Android phones have always worked in the background. Google’s new Play terms make that quiet behavior much harder to ignore.
The updated Google Play Terms of Service take effect July 29, 2026, and spell out that system services on certified Android devices can use network connectivity, including cellular data, while the user isn’t actively using the phone. That includes moments when the screen is locked.
The timing adds weight. The revised terms follow Google’s $135 million settlement over allegations that Android devices sent cellular data to Google while idle without users knowing. Google isn’t saying every Android phone is secretly torching data plans, but it’s putting clearer language around behavior users usually notice only after something annoying happens.
Why Google is spelling this out now
The old assumption was simple. If a phone is locked and sitting on a table, most people expect it to be mostly still.

Google’s new wording makes that assumption harder to keep. System services include Google Play services, the Play Store, and Android operating system updates. These pieces can require network access to keep certified Android devices running properly.
Some of that activity can happen while the phone is idle. That helps explain why mobile data can move even when the user hasn’t opened an app or touched the screen.

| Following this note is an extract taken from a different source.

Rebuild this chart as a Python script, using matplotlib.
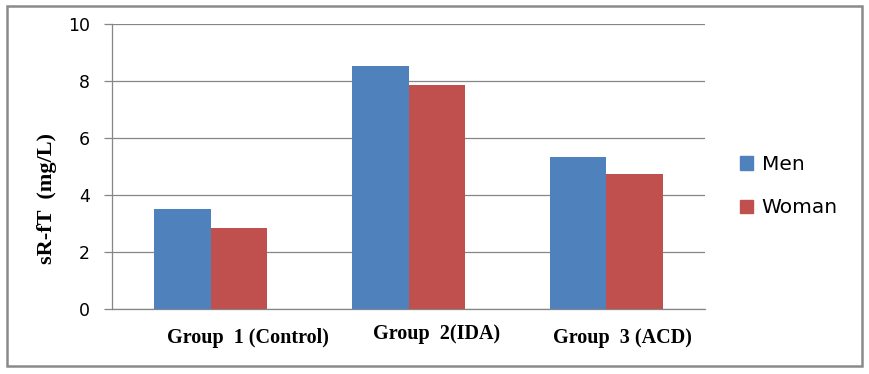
import numpy as np
import matplotlib.pyplot as plt
from matplotlib.patches import Rectangle, Patch

# ================================
# Data
# ================================
groups = ["Group  1 (Control)", "Group  2(IDA)", "Group  3 (ACD)"]
men = [3.52, 8.53, 5.34]
woman = [2.84, 7.86, 4.74]
y_ticks = [0, 2, 4, 6, 8, 10]

blue = "#4F81BD"
red = "#C0504D"
grid_col = "#868686"

# ================================
# Figure
# ================================
fig = plt.figure(figsize=(8.69, 3.74), dpi=100)
ax = fig.add_axes([0.1289, 0.1738, 0.6824, 0.762])

x = np.arange(len(groups))
bw = 0.286
ax.bar(x - bw / 2, men, bw, color=blue, zorder=3)
ax.bar(x + bw / 2, woman, bw, color=red, zorder=3)

ax.set_xlim(-0.5, 2.5)
ax.set_ylim(0, 10)
ax.set_yticks(y_ticks)
ax.set_yticklabels([str(v) for v in y_ticks], fontsize=12.5, family="DejaVu Sans")
ax.set_xticks([])
ax.yaxis.grid(True, color=grid_col, linewidth=0.9, zorder=0)
ax.tick_params(axis="y", length=6, width=0.9, color=grid_col, pad=10)

for s in ["top", "right"]:
    ax.spines[s].set_visible(False)
for s in ["left", "bottom"]:
    ax.spines[s].set_color(grid_col)
    ax.spines[s].set_linewidth(0.9)

# category labels (slightly off-centre, as in the original)
label_dx = [0.19, 0.14, 0.08]
label_y = [338, 334, 338]
for i, g in enumerate(groups):
    fig.text(ax.transData.transform((i + label_dx[i], 0))[0] / fig.bbox.width,
             1 - label_y[i] / 374, g, ha="center", va="center",
             fontsize=14.5, fontweight="bold", family="Liberation Serif")

fig.text(47 / 869, 1 - 199 / 374, "sR-fT  (mg/L)", rotation=90,
         ha="center", va="center", fontsize=16, fontweight="bold",
         family="Liberation Serif")

# legend
handles = [Patch(color=blue), Patch(color=red)]
fig.legend(handles, ["Men", "Woman"], loc="center left",
           bbox_to_anchor=(0.852, 0.502), frameon=False, fontsize=14.5,
           handlelength=0.65, handleheight=0.65, handletextpad=0.4,
           labelspacing=1.2, borderpad=0, borderaxespad=0)

# outer border
fig.patches.append(Rectangle((7 / 869, 1 - 366 / 374), 855 / 869, 360 / 374,
                             transform=fig.transFigure, fill=False,
                             edgecolor="#8A8A8A", linewidth=1.8))

fig.savefig("out.png", dpi=100)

What Android can still do quietly
The practical effect is clearer language with real consequences. A phone can keep handling system-level work through Google Play services, the Play Store, and Android updates in the background.

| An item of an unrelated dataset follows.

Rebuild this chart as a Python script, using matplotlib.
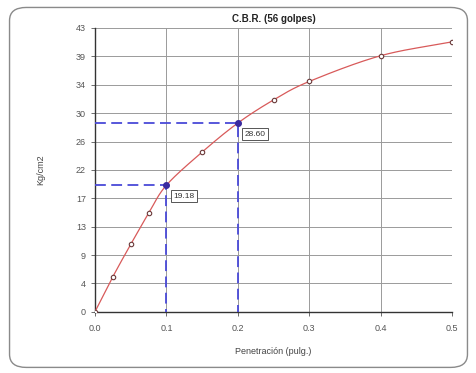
import numpy as np
import matplotlib
matplotlib.use("Agg")
import matplotlib.pyplot as plt
from matplotlib.patches import FancyBboxPatch

plt.rcParams['font.family'] = ['Liberation Sans Narrow', 'Liberation Sans', 'DejaVu Sans']

# Penetration (in) and load (kg/cm2)
penetracion = [0.0, 0.025, 0.05, 0.075, 0.1, 0.15, 0.2, 0.25, 0.3, 0.4, 0.5]
carga = [0.0, 5.3, 10.2, 14.9, 19.18, 24.2, 28.60, 32.1, 34.9, 38.8, 40.9]
ref_x = [0.1, 0.2]
ref_y = [19.18, 28.60]
ref_labels = ["19.18", "28.60"]
y_ticks = [0, 4.3, 8.6, 12.9, 17.2, 21.5, 25.8, 30.1, 34.4, 38.7, 43]
y_tick_labels = ["0", "4", "9", "13", "17", "22", "26", "30", "34", "39", "43"]
x_ticks = [0.0, 0.1, 0.2, 0.3, 0.4, 0.5]
x_tick_labels = ["0.0", "0.1", "0.2", "0.3", "0.4", "0.5"]


def catmull_rom(x, y, n=30):
    x = np.asarray(x, float)
    y = np.asarray(y, float)
    px = np.concatenate([[2 * x[0] - x[1]], x, [2 * x[-1] - x[-2]]])
    py = np.concatenate([[2 * y[0] - y[1]], y, [2 * y[-1] - y[-2]]])
    xs, ys = [], []
    for i in range(1, len(px) - 2):
        t = np.linspace(0, 1, n, endpoint=False)
        t2, t3 = t * t, t * t * t
        for p, out in ((px, xs), (py, ys)):
            p0, p1, p2, p3 = p[i - 1], p[i], p[i + 1], p[i + 2]
            out.append(0.5 * (2 * p1 + (-p0 + p2) * t + (2 * p0 - 5 * p1 + 4 * p2 - p3) * t2
                              + (-p0 + 3 * p1 - 3 * p2 + p3) * t3))
    xs.append([x[-1]])
    ys.append([y[-1]])
    return np.concatenate(xs), np.concatenate(ys)


fig = plt.figure(figsize=(4.77, 3.73), dpi=100)
fig.patch.set_facecolor('white')

# rounded outer frame
frame = FancyBboxPatch((0.02, 0.015), 0.96, 0.965, boxstyle="round,pad=0,rounding_size=0.035",
                       transform=fig.transFigure, facecolor='none', edgecolor='#8a8a8a',
                       linewidth=1.0)
fig.patches.append(frame)

ax = fig.add_axes([0.199, 0.164, 0.749, 0.761])
ax.set_facecolor('none')
ax.set_xlim(0, 0.5)
ax.set_ylim(0, 43)

ax.set_xticks(x_ticks)
ax.set_xticklabels(x_tick_labels)
ax.set_yticks(y_ticks)
ax.set_yticklabels(y_tick_labels)
ax.tick_params(axis='both', labelsize=6.5, colors='#555555', length=3, width=0.6)
ax.tick_params(axis='x', pad=6)
ax.grid(True, color='#9a9a9a', linewidth=0.7)
ax.set_axisbelow(True)
for side in ['left', 'bottom']:
    ax.spines[side].set_color('#333333')
    ax.spines[side].set_linewidth(1.0)
for side in ['right', 'top']:
    ax.spines[side].set_visible(False)

# reference dashed guides
for xv, yv in zip(ref_x, ref_y):
    ax.plot([0, xv, xv], [yv, yv, 0], color='#4a4ad8', linestyle=(0, (6, 3)), linewidth=1.3,
            zorder=3)

cx, cy = catmull_rom(penetracion, carga)
ax.plot(cx, cy, color='#d85a5a', linewidth=0.9, zorder=4)
ax.plot(penetracion, carga, linestyle='none', marker='o', markersize=3.2,
        markerfacecolor='white', markeredgecolor='#6a3a3a', markeredgewidth=0.8, zorder=5)
ax.plot(ref_x, ref_y, linestyle='none', marker='o', markersize=4, color='#3a2aa0', zorder=6)

for xv, yv, lab in zip(ref_x, ref_y, ref_labels):
    ax.annotate(lab, (xv, yv), xytext=(5, -8), textcoords='offset points', fontsize=6,
                color='#333333', va='center', ha='left',
                bbox=dict(boxstyle='square,pad=0.3', facecolor='white', edgecolor='#555555',
                          linewidth=0.7), zorder=7)

ax.set_title("C.B.R. (56 golpes)", fontsize=7, fontweight='bold', color='#222222', pad=4)
ax.set_xlabel("Penetración (pulg.)", fontsize=6.5, color='#444444', labelpad=10)
ax.set_ylabel("Kg/cm2", fontsize=6.5, color='#444444', labelpad=22)

fig.savefig("out.png", dpi=100)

If that activity uses cellular data, the carrier bill still belongs to the user. That may be a shrug on unlimited plans, but it hits differently on prepaid service, roaming, or a tight monthly cap.
The terms don’t say every Android device will suddenly chew through data overnight, but they do confirm that background cellular data use is part of how these services can operate.

Where user control gets fuzzy
The update language is the more uncomfortable piece. Users may be able to manage some updates in Google Play settings, but certain updates can still happen if they fix a critical security issue, address a serious operability problem, or prevent abuse.
That tradeoff makes sense, and it’s still frustrating. Automatic updates protect people from real risks, but a bad rollout can change how a phone behaves after a reboot.
Anyone who has delayed updates after a broken release will recognize the tension. Android gives users plenty of switches, yet some system-level decisions still sit above those switches. If you’re on limited data or careful about updates, treat Android system services as active by default, not silent by default.